Job interviews have always been challenging, even for the most talented and experienced professionals. Most candidates experienceheightened stress, anxiety and confusion since they are aware that their every word, gesture and even pauses are being carefully evaluated by the interviewer. One of the most confusing things about an interview is the questions that you need to ask at the end of an interview. While you may have prepared the questions you will be asking, things can take unexpected turns during an interview and you may end up asking silly or superficial questions. Asking the wrong questions reflects badly on your knowledge, thought process, your interest in the job, your work ethic and your potential. If you want to ace a job interview, here are some of the questions that you should NOT be asking.

What does the company do? – This question reveals that you are too lazy to do your own research. Information about a company can easily be gained through the company’s website or other resources on the web. This question also reflects your disinterest in the job you have applied for.

When will I get a raise/promotion? – This question shows that you are anxious about the future and not focused on the present. It reveals that you are not concerned about the role you are being offered and are interested mainly in monetary gains.
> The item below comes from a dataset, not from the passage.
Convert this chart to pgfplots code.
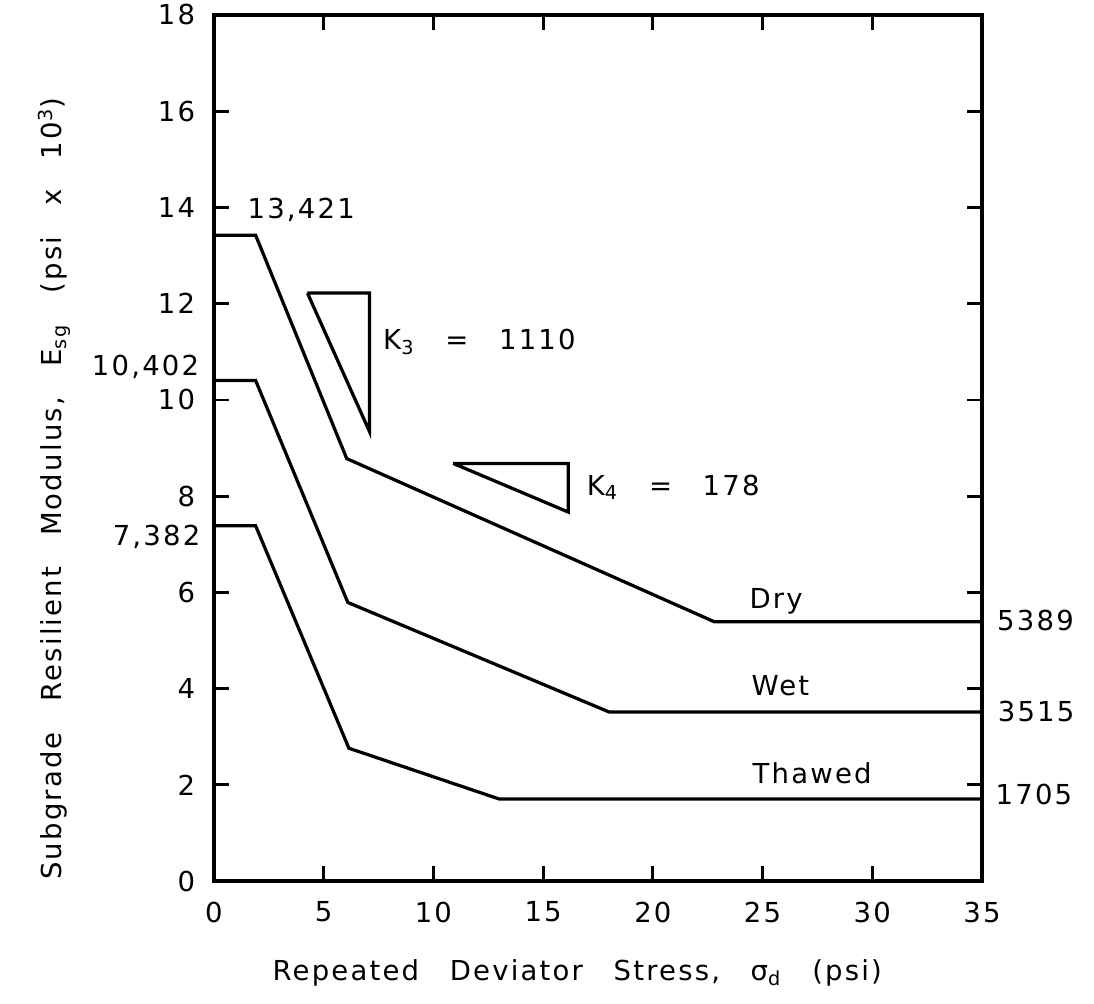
\documentclass[border=0pt]{standalone}
\usepackage{fontspec}
\setmainfont{DejaVu Sans}[LetterSpace=8, WordSpace=2.8]
\usepackage{pgfplots}
\pgfplotsset{compat=1.18}

\begin{document}
\begin{tikzpicture}
\begin{axis}[
  scale only axis,
  width=307.2pt, height=346.4pt,
  xmin=0, xmax=35, ymin=0, ymax=18,
  xtick={0,5,...,35}, ytick={0,2,...,18},
  tick align=inside, major tick length=6pt,
  xtick pos=both, xticklabel pos=lower,
  ytick pos=both, yticklabel pos=left,
  axis line style={line width=1.3pt},
  every tick/.style={line width=1.1pt, black},
  ticklabel style={font=\fontsize{11}{13}\selectfont},
  /pgf/number format/assume math mode=true,
  xticklabel style={yshift=-4.7pt},
  yticklabel style={xshift=-4pt},
  xlabel={Repeated Deviator Stress, σ\textsubscript{d} (psi)},
  ylabel={Subgrade Resilient Modulus, E\textsubscript{sg} (psi x 10\textsuperscript{3})},
  label style={font=\fontsize{11}{13}\selectfont},
  xlabel style={at={([yshift=-39.6pt]rel axis cs:0.473,0)}, anchor=base},
  ylabel style={at={([xshift=-60.8pt]rel axis cs:0,0.453)}, anchor=base},
  clip=false,
]
% Dry
\addplot[black, line width=1.3pt] coordinates
  {(0,13.421)(1.9,13.421)(6.05,8.78)(22.8,5.389)(35,5.389)};
% Wet
\addplot[black, line width=1.3pt] coordinates
  {(0,10.402)(1.9,10.402)(6.1,5.79)(18.0,3.515)(35,3.515)};
% Thawed
\addplot[black, line width=1.3pt] coordinates
  {(0,7.382)(1.9,7.382)(6.15,2.76)(13.0,1.705)(35,1.705)};
% slope triangles
\addplot[black, line width=1.3pt, line join=miter] coordinates
  {(4.26,12.22)(7.09,12.22)(7.09,9.34)(4.26,12.22)};
\addplot[black, line width=1.3pt, line join=miter] coordinates
  {(10.9,8.68)(16.14,8.68)(16.14,7.67)(10.9,8.68)};

\begin{scope}[every node/.style={font=\fontsize{11}{13}\selectfont, inner sep=0pt}]
\node[anchor=base west] at (axis cs:1.51,13.77) {13,421};
\node[anchor=base east] at (axis cs:-0.65,10.5) {10,402};
\node[anchor=base east] at (axis cs:-0.6,6.97) {7,382};
\node[anchor=base west] at (axis cs:7.69,11.05) {K\textsubscript{3} = 1110};
\node[anchor=base west] at (axis cs:16.97,8.02) {K\textsubscript{4} = 178};
\node[anchor=base] at (axis cs:25.62,5.66) {Dry};
\node[anchor=base] at (axis cs:25.81,3.86) {Wet};
\node[anchor=base] at (axis cs:27.26,2.03) {Thawed};
\node[anchor=base west] at (axis cs:35.67,5.21) {5389};
\node[anchor=base west] at (axis cs:35.7,3.31) {3515};
\node[anchor=base west] at (axis cs:35.6,1.59) {1705};
\end{scope}
\coordinate (bbsw) at (rel axis cs:-0.2786,-0.1409);
\coordinate (bbne) at (rel axis cs:1.1458,1.0173);
\end{axis}
\pgfresetboundingbox
\path[use as bounding box] (bbsw) rectangle (bbne);
\end{tikzpicture}
\end{document}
What salary will I get? – You should avoid this question at your first interview, as it is generally considered distasteful. You can mention your expected salary in your resume, cover letter or the mail you sent to the company. But, avoid asking this on a first interview.

Do you verify references? – This question may lead the interviewer to suspect that your references may not be genuine. Trust is a major component that you need to develop on your first interview and such questions can easily erode your honesty and integrity.

Can I work from home? – This question shows that you don’t like being part of a team and may have a challenging time while communicating and corroborating with other organizational members. You can ask this question at a later stage when you may have received the offer letter.

How many hours I have to work? – This question reflects that your commitmenttowards your job is the bare minimum. Today’s organizations have a dynamic work environment and working extended hours is a reality in most companies. If you are passionate about your work, you won’t mind spending some extra time.

How many holidays/paid leaves will I be getting? – You need to avoid this question on your first interview, as it reflects badly on your commitment towards your job. You can ask this question at a later stage, when the company has provided you the offer letter.

You need to avoid all questions that may lead to negative impressions. Avoid personal questions, superficial questions and things that you can easily find on the web. Ask only the most relevant questions and it will significantly increase your chances of getting the job.